Livestock farmers ultimately need to replenish their herd to ensure healthy numbers, but certain external forces are prolonging the current high period cattle cycle. La Niña weather events in recent years brought drought to cattle-producing areas, with one estimate characterizing three-quarters of U.S. cattle as being in drought. The low rainfall reduces the available pastures cattle producers use to feed their herds, incentivizing them to keep their herds smaller in efforts to reduce the number of mouths to feed.
Moreover, the high price of cattle makes retaining cows a difficult cost-benefit decision.
“Those females that they would need to hold back to increase the number of cows, they’re awfully valuable right now,” said Kenny Burdine, an extension professor of livestock economics at the University of Kentucky. “The markets simply dictate that they go instead of being kept.”
The Trump administration planned to sign an executive order to temporarily reduce tariffs on imported beef to bring prices down, but delayed the signing. Derrell Peel, livestock economist at Oklahoma State University, stated in an interview with RFD TV the U.S. already imports a high amount of beef and that rebuilding the cattle herd remains the only suitable long-term option.

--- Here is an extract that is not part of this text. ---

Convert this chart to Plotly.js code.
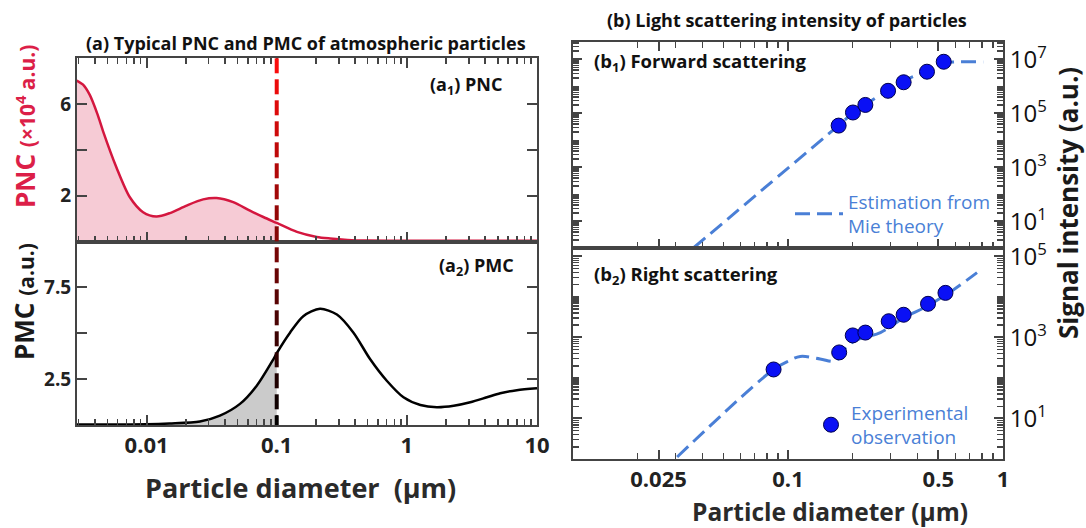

U.S. crop farmers find themselves in a valley of low prices. Nationally, crop prices have fallen and plateaued after peaking in 2022. While suppressing crop farmers’ overall farm receipts, rising input costs are erasing their already thin profit margins.
“We had net costs for row crop farmers increasing, even before the conflict began, for 2026,” said Bob Maltsbarger, a senior agricultural economist at FAPRI.
Volatile fertilizer prices have kneecapped crop farmers in the years leading up to the Iran war. Nitrogen fertilizer first spiked to all-time highs in 2022 after Russia invaded Ukraine. After normalizing, the U.S.-Israeli war with Iran caused prices to veer sharply upward at the start of 2026, with nitrogen fertilizer up over 41% since early February. The average farm dedicates around 33-45% of its operating costs to it, and the high prices may affect next year’s crop season in 2027.
“Even if it ended today and crude goes down, because of damage to fertilizer plants in the Middle East, we’re going to see those fertilizer prices stay elevated,” said Maltsbarger.
Crop farmers are also dealing with the wider energy shocks caused by the closure of the Strait of Hormuz. Critical to powering farm machinery for large-scale farming, the price of diesel increased nationally by 40.5% since U.S. strikes began in late February.
Matt Hayes, owner and operator of Bounty of the Valley Farms in Salinas, California, has seen the local price of diesel rise from $4.50 to well over $7. He says filling up his diesel truck costs around $240, up from $140 previously. These sticky input costs make it more difficult for farmers to emerge from the valleys.
The economic circumstances have left a mental toll on U.S. farmers. In the April report for the Purdue Ag Economy Barometer surveying national farmer sentiment, 63% of respondents predicted good times in the next five years for livestock producers. Just 31% expressed the same enthusiasm for crop producers, the largest gap in the survey’s history.
To farmers like Chris Lynch, the highs and lows shouldn’t come as much surprise. It’s a reality of the job.
“It’s just a cyclical market,” said Lynch. “The livestock market will come down at some point, and at some point, the crop market will come back up.”
Boom and bust is just the way a farmer lives their life.